Analysis of LineBreakDP

  • Each subproblem is identified by only one integer k, for (k,n)
    • Number of vertex in the subproblem graph: at most n
    • So, in DP version, the recursion is executed at most n times.
  • So, the running time is in \(\Theta(Wn)\)
    • The loop is executed at most W/2 times. //每个单词后都有空格,标点
    • In fact, W, the line width, is usually a constant.

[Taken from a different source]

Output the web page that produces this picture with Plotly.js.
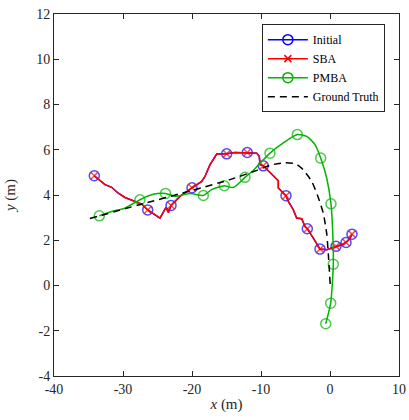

So, \(\Theta(n)\)
    • The extra space for the dictionary is \(\Theta(n)\)

Changing coins

  • How to pay a given amount of money?

  • 贪心不行

Subproblems

  • Assumptions

    • Given n different denotations
    • A coin of denomination i has \(d_{i}\)​ units 面额为i的硬币代表了\(d_{i}\)的金钱
    • The amount to be paid: N
  • Subproblems [i,j]

    • The minimum number of coins required to pay an amount of j units, using only coins of denominations 1 to i.
  • The problem

    • Figure out subproblems [ n, N ] ( as c[n, N] )
  • 易得:

  • c[i,0] is 0 for all i

  • \(c[i,j]=min\{c[i-1,j], 1+ c[1+c[i,j-d_i]\}\)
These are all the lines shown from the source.